Solid Ground and Treatment for Anxiety

On PostMo, Draconis wrote:

Now speaking of having the ground yanked out from under me: While talking to my psychologist she suggested that when I am starting to feel anxious I need to focus on something grounding- something I know will bring me peace and comfort; something "solid."

The trouble is, I can not think of anything solid to ground myself with. "Rocks" that I've clung to all my life have washed away as mud into the sea. Every piece of flotsom that looks promising seems to carry the risk of decaying as well. Nothing appears solid to me anymore. I can't find solid ground. I have a hard time having real faith in anything or anyone-- not even in myself. How can I feel grounded when everything in my life has become uncertainty?

What do you all find "solid" since you left behind the paradigms of TSCC? I wish I could have faith in things like love, friendship, myself, my family, "God," Superman; almost anything really. I just can't think of anything to keep myself anchored to anymore. Will it just take me time to regain the ability to trust? Have any of you gone through this and found the ability to trust again? Or have you just become so familiar with uncertainty that it no longer bothers you anymore?


Draconis,

If you are talking bedrock solid ground, of which no scientific discovery will ever turn on its head, and no human will ever change its mind about, or death cannot take away, then the only thing I know of that is that certain and stable is the knowledge that "something is happening". It is the one thing that is impossible to doubt and that we must be sure of, even if we are in the Matrix or are characters in someone else's dream, we can at least (and at most) know that something is happening.

Everything else is probability. We assume the earth and everything else actually exists. We thirst for patterns in behavior (such as the laws of physics). We crave congruence (when our sight, hearing, touching, tasting, smelling, sense of balance, etc, all agree). Those things give us more confidence to estimate the probability of those things existing as higher. We observe others watching for predictability in behavior (i.e., stable personality and character) so that we can gain confidence that we can trust that others will behave a certain way in the future that is similar to how they have behaved in the past. Now, that method is not perfect as people can change, but generally people behave fairly characteristicly.

I kind of feel bad saying this to you because I know your wife left you, but one great source of stability and reliability in my life is my wife and kids. They give my life meaning and purpose because I choose to care about their feelings and well-being and they would be quite upset to lose me and I, them. Yet, they are not my only source of meaning and stability. If they all died at once, I believe I could go on, living for the good I could do for others. You all, on this PostMormon site give my life and make my life worth living. I mean something to you, as you do to me.

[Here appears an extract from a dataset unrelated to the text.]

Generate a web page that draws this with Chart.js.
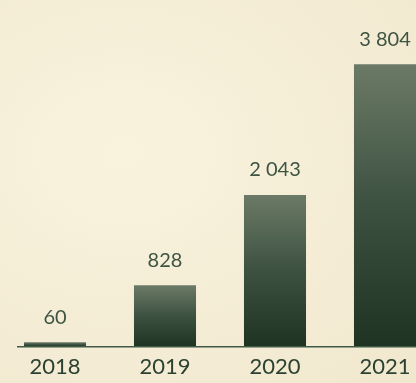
<!DOCTYPE html>
<html>
<head>
<meta charset="utf-8">
<script src="https://cdn.jsdelivr.net/npm/chart.js@4.4.1/dist/chart.umd.min.js"></script>
<style>
  html, body { margin: 0; padding: 0; overflow: hidden; }
  body { width: 416px; height: 383px; background: #f3ebd3;
    background-image: radial-gradient(ellipse at 30% 40%, rgba(255,250,232,0.5), rgba(236,226,198,0.4)); }
  #wrap { position: relative; width: 440px; height: 383px; }
</style>
</head>
<body>
<div id="wrap"><canvas id="c"></canvas></div>
<script>
const years = ['2018', '2019', '2020', '2021'];
const values = [60, 828, 2043, 3804];

function fmtSpace(v){ return String(v).replace(/\B(?=(\d{3})+(?!\d))/g, ' '); }

// per-bar vertical gradient, light top -> dark bottom
function barFill(ctx){
  const chart = ctx.chart;
  const { chartArea, scales } = chart;
  if (!chartArea || ctx.parsed == null) return '#3a4f3c';
  const top = scales.y.getPixelForValue(ctx.parsed.y);
  const bottom = scales.y.getPixelForValue(0);
  if (bottom - top < 1) return '#4d5f4c';
  const g = chart.ctx.createLinearGradient(0, top, 0, bottom);
  g.addColorStop(0, '#6b7a66');
  g.addColorStop(0.5, '#3d5141');
  g.addColorStop(1, '#1e3322');
  return g;
}

const valueLabels = {
  id: 'valueLabels',
  afterDatasetsDraw(chart){
    const c = chart.ctx;
    const meta = chart.getDatasetMeta(0);
    c.save();
    c.font = '400 20px Lato, sans-serif';
    c.fillStyle = '#3e5443';
    c.textAlign = 'center';
    c.textBaseline = 'middle';
    meta.data.forEach((bar, i) => {
      c.fillText(fmtSpace(values[i]), bar.x, bar.y - 25);
    });
    c.restore();
  }
};

const baseLine = {
  id: 'baseLine',
  afterDatasetsDraw(chart){
    const c = chart.ctx;
    const y = chart.scales.y.getPixelForValue(0);
    c.save();
    c.strokeStyle = '#3f5a46';
    c.lineWidth = 1.5;
    c.beginPath();
    c.moveTo(chart.chartArea.left + 17, y);
    c.lineTo(chart.width, y);
    c.stroke();
    c.restore();
  }
};

new Chart(document.getElementById('c'), {
  type: 'bar',
  data: { labels: years, datasets: [{ data: values, backgroundColor: barFill, borderWidth: 0,
    barPercentage: 0.564, categoryPercentage: 1 }] },
  options: {
    responsive: true, maintainAspectRatio: false, animation: false,
    layout: { padding: { top: 0, bottom: 4, left: 0, right: 0 } },
    plugins: { legend: { display: false }, tooltip: { enabled: false } },
    scales: {
      x: { grid: { display: false }, border: { display: false },
        ticks: { color: '#2b4131', font: { family: 'Lato, sans-serif', size: 22, lineHeight: 1.1 }, padding: 0 } },
      y: { display: false, min: 0, max: 4667 }
    }
  },
  plugins: [valueLabels, baseLine]
});
</script>
</body>
</html>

I also look at the power and stability of reason and the philosophy of science. They are something I can count on and turn to help me make sense of the chaos of life. Now their findings may change, one can count of new paradigms overturning previous ones, but the method is sound.

Now as for how to deal with your anxiety, the state of the art treatment for all anxieties from phobias, to PTSD, to Panic Attacks, to Obsessive Compulsive Disorder, to Generalized Aniety Disorder, is some variation of systematic desensitization. The one thing that psychologists treat more effectively than anything else (I dare say we have nailed this one) is the treatment of phobias. We can cure (and I don't say that lightly) any phobia through systematic desensitization.

Suppose you had a fear of snakes. We'd put a snake inside an aquarium and put him in the fall corner of the gymnasium. We would bring you into the gym and start you off as far from the snake as possible. We'd instruct you to approach the snake until your anxiety is about a 4 out of 10 (uncomfortable, but manageable), and then have you just stand there focusing on that snake and not using any kind of relaxation technique. It might take up to 30 minutes or an hour. Eventually, your body will become acclimated and return to homeostasis and your anxiety would go back down to a 1 or 2. It happens naturally. Then we would have you move closer to the snake until your anxiety rating was again a 4 and have you stay there until it is a 1 or 2. Repeated until you are able to handle the snake. With a few refresher sessions, you will be over your fear of snakes.

We do the same sort of thing for the other anxiety disorders, except this time the feared thing is not an object in space, but a thought. So, again we get you to approach your thought and hold it until the anxiety drops. Now, just as we would not just throw a snake on you at the beginning of treatment because that would do nothing but retraumitize you by sending your anxiety level to a 10, we also cannot allow you to rush headlong into your thoughts. So, the therapist may slow you down or use thought-stopping techniques if she or he notices that your anxiety is getting too high. But, this is why talk therapy works when confronting thoughts you are afraid of. People naturally do this when they tell a friend about a rafting accident they had earlier that day, or whatever. The main thing is to not be retraumitized, as that will turn you off to therapy and make you not want to return.

Use meditation techniques, visual imagery, or progessive muscle relaxation to address acute anxiety episodes and/or for daily maintenance. But, to really take care of the underlying anxiety problem find a therapist who is comfortable and trained in doing what I described above. Edna Foa, Ph.D. is the leading developer of these sorts of treatments for: OCD, PTSD, and social anxiety disorder, but the techniques apply to any anxiety disorder.